The second major challenge is infrastructure, particularly logistics. He provided a stark example: “To ship a product from here to Maiduguri for instance, it would take me almost within two weeks. If I had a fantastic rail system it should be done in two days. And that reduces my cost of doing business.”

Unlocking Exports: The DP World Partnership

A key element of PepsiCo’s strategy to become a regional hub involves its partnership with global logistics leader DP World. This collaboration is designed to tackle the very infrastructure and distribution challenges Enwemadu cited.

“The partnership will unlock a lot of potentials for our business and also in terms of the export capabilities for Nigeria,” he explained. The partnership focuses on enhancing manufacturing and distribution efficiency across all Nigerian regions and, crucially, beyond.

This aligns perfectly with the AfCFTA, which aims to facilitate seamless trade across African borders. “If that is unlocked,” Enwemadu said, “it helps our agenda to make Nigeria a hub to service the rest of West Africa.”

He concluded with a sentiment that encapsulates the strategy of many forward-looking multinationals in Africa: “With the population we have, every business will look to invest more in Nigeria and then use Nigeria as a sort of footprint, as a hub or launchpad into the rest of Africa.”

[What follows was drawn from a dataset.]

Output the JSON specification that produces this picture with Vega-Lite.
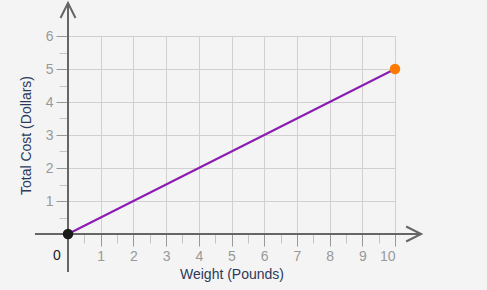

PepsiCo’s model demonstrates a potent formula for foreign investment in emerging markets: deep local integration, commitment to value addition within the host country, and a long-term vision that aligns corporate growth with national economic development. In a country yearning to convert its raw potential into processed prosperity, this approach may well serve as a blueprint for others to follow.